Será que o Jão faria isso tudo se fosse com um agiota ou um banco? Será que o Zé emprestaria novamente o dinheiro se não considerasse Jão seu amigo? Será que Jão contava com aquele dinheiro que emprestou? Será que fez falta? Se o Zé falasse que queria o dinheiro dado, receberia? Pior do que não contar com algo é se decepcionar com ele.

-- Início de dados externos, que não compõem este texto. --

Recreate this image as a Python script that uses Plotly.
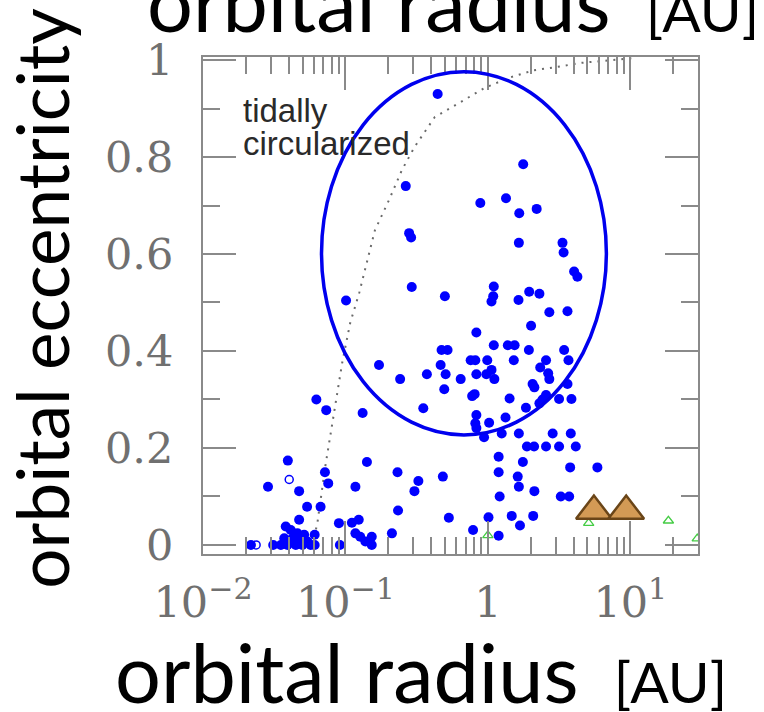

Posso estar confundindo o amigo com o filão, o aproveitador, mas olhemos para nós mesmos. Somos aproveitadores de nossos amigos? Você pega uma fruta no balcão se o seu amigo for o feirante, ou paga o preço porque ele precisa desse dinheiro? Você se esforçaria para sair bem em uma entrevista ou se portaria melhor, dando razões irrefutáveis para ser admitido na empresa, se o gerente de RH fosse seu amigo? Quando faz amizade com o professor, estuda a matéria dele? Eu, você, expomos nossos amigos a esforços dobrados, triplicados, para manter a amizade? Eu, você, nos redobramos nos nossos problemas porque um amigo não quer fazer o correto? Você abre concessões sempre pra um ou outro amigo? Você expõe seu emprego, sua família e seu bem estar porque um amigo necessita de um favor?
Talvez, por esse pensamento da minha parte, venha deixando de ter poucos amigos para ter pouqíssimos.